=== Information supplied ===

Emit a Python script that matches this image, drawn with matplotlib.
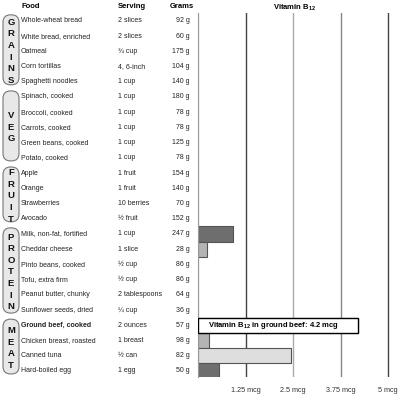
import numpy as np
import matplotlib
matplotlib.use("Agg")
import matplotlib.pyplot as plt
from matplotlib.patches import FancyBboxPatch

plt.rcParams['font.family'] = ['Liberation Sans', 'DejaVu Sans']
plt.rcParams['mathtext.fontset'] = 'custom'
plt.rcParams['mathtext.rm'] = 'Liberation Sans'
plt.rcParams['mathtext.bf'] = 'Liberation Sans:bold'

# data
foods = ["Whole-wheat bread", "White bread, enriched", "Oatmeal", "Corn tortillas",
         "Spaghetti noodles", "Spinach, cooked", "Broccoli, cooked", "Carrots, cooked",
         "Green beans, cooked", "Potato, cooked", "Apple", "Orange", "Strawberries",
         "Avocado", "Milk, non-fat, fortified", "Cheddar cheese", "Pinto beans, cooked",
         "Tofu, extra firm", "Peanut butter, chunky", "Sunflower seeds, dried",
         "Ground beef, cooked", "Chicken breast, roasted", "Canned tuna", "Hard-boiled egg"]
servings = ["2 slices", "2 slices", "¾ cup", "4, 6-inch", "1 cup", "1 cup", "1 cup", "1 cup",
            "1 cup", "1 cup", "1 fruit", "1 fruit", "10 berries", "½ fruit", "1 cup",
            "1 slice", "½ cup", "½ cup", "2 tablespoons", "¼ cup", "2 ounces", "1 breast",
            "½ can", "1 egg"]
grams = [92, 60, 175, 104, 140, 180, 78, 78, 125, 78, 154, 140, 70, 152, 247, 28,
         86, 86, 64, 36, 57, 98, 82, 50]
b12 = [0, 0, 0, 0, 0, 0, 0, 0, 0, 0, 0, 0, 0, 0, 0.93, 0.23, 0, 0, 0, 0, 4.2, 0.3, 2.45, 0.55]
bar_colors = ["#6e6e6e"] * 24
bar_colors[15] = "#b4b4b4"
bar_colors[21] = "#b4b4b4"
bar_colors[22] = "#dedede"
bar_colors[20] = "white"
groups = ["GRAINS", "VEG", "FRUIT", "PROTEIN", "MEAT"]
group_rows = [(0, 4), (5, 9), (10, 13), (14, 19), (20, 23)]
ticks = [1.25, 2.5, 3.75, 5]
tick_labels = ["1.25 mcg", "2.5 mcg", "3.75 mcg", "5 mcg"]
grid_colors = ["#444444", "#aaaaaa", "#888888", "#444444"]
highlight = 20

W, H = 400, 395
fig = plt.figure(figsize=(W / 100, H / 100), dpi=100)

# layout in pixels
ax_left, ax_right = 198, 392
ax_top, ax_bot = 13.3, 377
row_top, row_bot = -0.5, 23.4
px_per_row = (ax_bot - ax_top) / (row_bot - row_top)

ax = fig.add_axes([ax_left / W, 1 - ax_bot / H, (ax_right - ax_left) / W, (ax_bot - ax_top) / H])
ax.set_ylim(row_bot, row_top)
ax.set_xlim(0, 5 * (ax_right - ax_left) / (388 - ax_left))

# table overlay axes (x in pixels, y in rows)
ax0 = fig.add_axes([0, 0, 1, 1], zorder=-1)
ax0.set_xlim(0, W)
ax0.set_ylim(row_bot + (H - ax_bot) / px_per_row, row_top - ax_top / px_per_row)
ax0.axis('off')

y = np.arange(len(foods))
for t, c in zip(ticks, grid_colors):
    ax.axvline(t, color=c, lw=1, zorder=0)
ax.barh(y, b12, height=1.0, color=bar_colors, edgecolor="#555555", lw=0.8, zorder=2)
ax.barh(highlight, b12[highlight], height=1.0, color="white", edgecolor="black", lw=1, zorder=3)
ax.text(0.27, highlight, r"Vitamin B$_{\mathbf{12}}$ in ground beef: 4.2 mcg", fontsize=5.5,
        fontweight='bold', va='center', ha='left', zorder=4)

for s in ["top", "right", "bottom"]:
    ax.spines[s].set_visible(False)
ax.spines["left"].set_color("#999999")
ax.set_yticks([])
ax.set_xticks(ticks)
ax.set_xticklabels(tick_labels, fontsize=5.2, color="#333333")
ax.tick_params(axis='x', length=0, pad=7)
ax.set_title(r"Vitamin B$_{\mathbf{12}}$", fontsize=5.5, fontweight='bold', pad=3)
ax.patch.set_alpha(0)

# header
hy = row_top - (ax_top - 6) / px_per_row
ax0.text(21, hy, "Food", fontsize=5.5, fontweight='bold', va='center')
ax0.text(118, hy, "Serving", fontsize=5.5, fontweight='bold', va='center')
ax0.text(194, hy, "Grams", fontsize=5.5, fontweight='bold', va='center', ha='right')

for i in range(len(foods)):
    fw = 'bold' if i == highlight else 'normal'
    ax0.text(21, i, foods[i], fontsize=5, va='center', color="#222222", fontweight=fw)
    ax0.text(118, i, servings[i], fontsize=5, va='center', color="#222222")
    ax0.text(190, i, "%d g" % grams[i], fontsize=5, va='center', ha='right', color="#222222")

# group labels
for name, (a, b) in zip(groups, group_rows):
    box = FancyBboxPatch((3, a - 0.4), 16, b - a + 0.6,
                         boxstyle="round,pad=0,rounding_size=7.5",
                         mutation_aspect=1 / px_per_row,
                         fc="#e8e8e8", ec="#777777", lw=0.8)
    ax0.add_patch(box)
    mid = (a + b) / 2
    n = len(name)
    for k, ch in enumerate(name):
        ax0.text(11, mid + (k - (n - 1) / 2) * 0.76, ch, fontsize=6.8, fontweight='bold',
                 ha='center', va='center', color="#111111")

fig.savefig("out.png", dpi=100)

===

Given request — Omit every picture while copying the listing above exactly.

Solution —
Emit a Python script that matches this image, drawn with matplotlib.
import numpy as np
import matplotlib
matplotlib.use("Agg")
import matplotlib.pyplot as plt
from matplotlib.patches import FancyBboxPatch

plt.rcParams['font.family'] = ['Liberation Sans', 'DejaVu Sans']
plt.rcParams['mathtext.fontset'] = 'custom'
plt.rcParams['mathtext.rm'] = 'Liberation Sans'
plt.rcParams['mathtext.bf'] = 'Liberation Sans:bold'

# data
foods = ["Whole-wheat bread", "White bread, enriched", "Oatmeal", "Corn tortillas",
         "Spaghetti noodles", "Spinach, cooked", "Broccoli, cooked", "Carrots, cooked",
         "Green beans, cooked", "Potato, cooked", "Apple", "Orange", "Strawberries",
         "Avocado", "Milk, non-fat, fortified", "Cheddar cheese", "Pinto beans, cooked",
         "Tofu, extra firm", "Peanut butter, chunky", "Sunflower seeds, dried",
         "Ground beef, cooked", "Chicken breast, roasted", "Canned tuna", "Hard-boiled egg"]
servings = ["2 slices", "2 slices", "¾ cup", "4, 6-inch", "1 cup", "1 cup", "1 cup", "1 cup",
            "1 cup", "1 cup", "1 fruit", "1 fruit", "10 berries", "½ fruit", "1 cup",
            "1 slice", "½ cup", "½ cup", "2 tablespoons", "¼ cup", "2 ounces", "1 breast",
            "½ can", "1 egg"]
grams = [92, 60, 175, 104, 140, 180, 78, 78, 125, 78, 154, 140, 70, 152, 247, 28,
         86, 86, 64, 36, 57, 98, 82, 50]
b12 = [0, 0, 0, 0, 0, 0, 0, 0, 0, 0, 0, 0, 0, 0, 0.93, 0.23, 0, 0, 0, 0, 4.2, 0.3, 2.45, 0.55]
bar_colors = ["#6e6e6e"] * 24
bar_colors[15] = "#b4b4b4"
bar_colors[21] = "#b4b4b4"
bar_colors[22] = "#dedede"
bar_colors[20] = "white"
groups = ["GRAINS", "VEG", "FRUIT", "PROTEIN", "MEAT"]
group_rows = [(0, 4), (5, 9), (10, 13), (14, 19), (20, 23)]
ticks = [1.25, 2.5, 3.75, 5]
tick_labels = ["1.25 mcg", "2.5 mcg", "3.75 mcg", "5 mcg"]
grid_colors = ["#444444", "#aaaaaa", "#888888", "#444444"]
highlight = 20

W, H = 400, 395
fig = plt.figure(figsize=(W / 100, H / 100), dpi=100)

# layout in pixels
ax_left, ax_right = 198, 392
ax_top, ax_bot = 13.3, 377
row_top, row_bot = -0.5, 23.4
px_per_row = (ax_bot - ax_top) / (row_bot - row_top)

ax = fig.add_axes([ax_left / W, 1 - ax_bot / H, (ax_right - ax_left) / W, (ax_bot - ax_top) / H])
ax.set_ylim(row_bot, row_top)
ax.set_xlim(0, 5 * (ax_right - ax_left) / (388 - ax_left))

# table overlay axes (x in pixels, y in rows)
ax0 = fig.add_axes([0, 0, 1, 1], zorder=-1)
ax0.set_xlim(0, W)
ax0.set_ylim(row_bot + (H - ax_bot) / px_per_row, row_top - ax_top / px_per_row)
ax0.axis('off')

y = np.arange(len(foods))
for t, c in zip(ticks, grid_colors):
    ax.axvline(t, color=c, lw=1, zorder=0)
ax.barh(y, b12, height=1.0, color=bar_colors, edgecolor="#555555", lw=0.8, zorder=2)
ax.barh(highlight, b12[highlight], height=1.0, color="white", edgecolor="black", lw=1, zorder=3)
ax.text(0.27, highlight, r"Vitamin B$_{\mathbf{12}}$ in ground beef: 4.2 mcg", fontsize=5.5,
        fontweight='bold', va='center', ha='left', zorder=4)

for s in ["top", "right", "bottom"]:
    ax.spines[s].set_visible(False)
ax.spines["left"].set_color("#999999")
ax.set_yticks([])
ax.set_xticks(ticks)
ax.set_xticklabels(tick_labels, fontsize=5.2, color="#333333")
ax.tick_params(axis='x', length=0, pad=7)
ax.set_title(r"Vitamin B$_{\mathbf{12}}$", fontsize=5.5, fontweight='bold', pad=3)
ax.patch.set_alpha(0)

# header
hy = row_top - (ax_top - 6) / px_per_row
ax0.text(21, hy, "Food", fontsize=5.5, fontweight='bold', va='center')
ax0.text(118, hy, "Serving", fontsize=5.5, fontweight='bold', va='center')
ax0.text(194, hy, "Grams", fontsize=5.5, fontweight='bold', va='center', ha='right')

for i in range(len(foods)):
    fw = 'bold' if i == highlight else 'normal'
    ax0.text(21, i, foods[i], fontsize=5, va='center', color="#222222", fontweight=fw)
    ax0.text(118, i, servings[i], fontsize=5, va='center', color="#222222")
    ax0.text(190, i, "%d g" % grams[i], fontsize=5, va='center', ha='right', color="#222222")

# group labels
for name, (a, b) in zip(groups, group_rows):
    box = FancyBboxPatch((3, a - 0.4), 16, b - a + 0.6,
                         boxstyle="round,pad=0,rounding_size=7.5",
                         mutation_aspect=1 / px_per_row,
                         fc="#e8e8e8", ec="#777777", lw=0.8)
    ax0.add_patch(box)
    mid = (a + b) / 2
    n = len(name)
    for k, ch in enumerate(name):
        ax0.text(11, mid + (k - (n - 1) / 2) * 0.76, ch, fontsize=6.8, fontweight='bold',
                 ha='center', va='center', color="#111111")

fig.savefig("out.png", dpi=100)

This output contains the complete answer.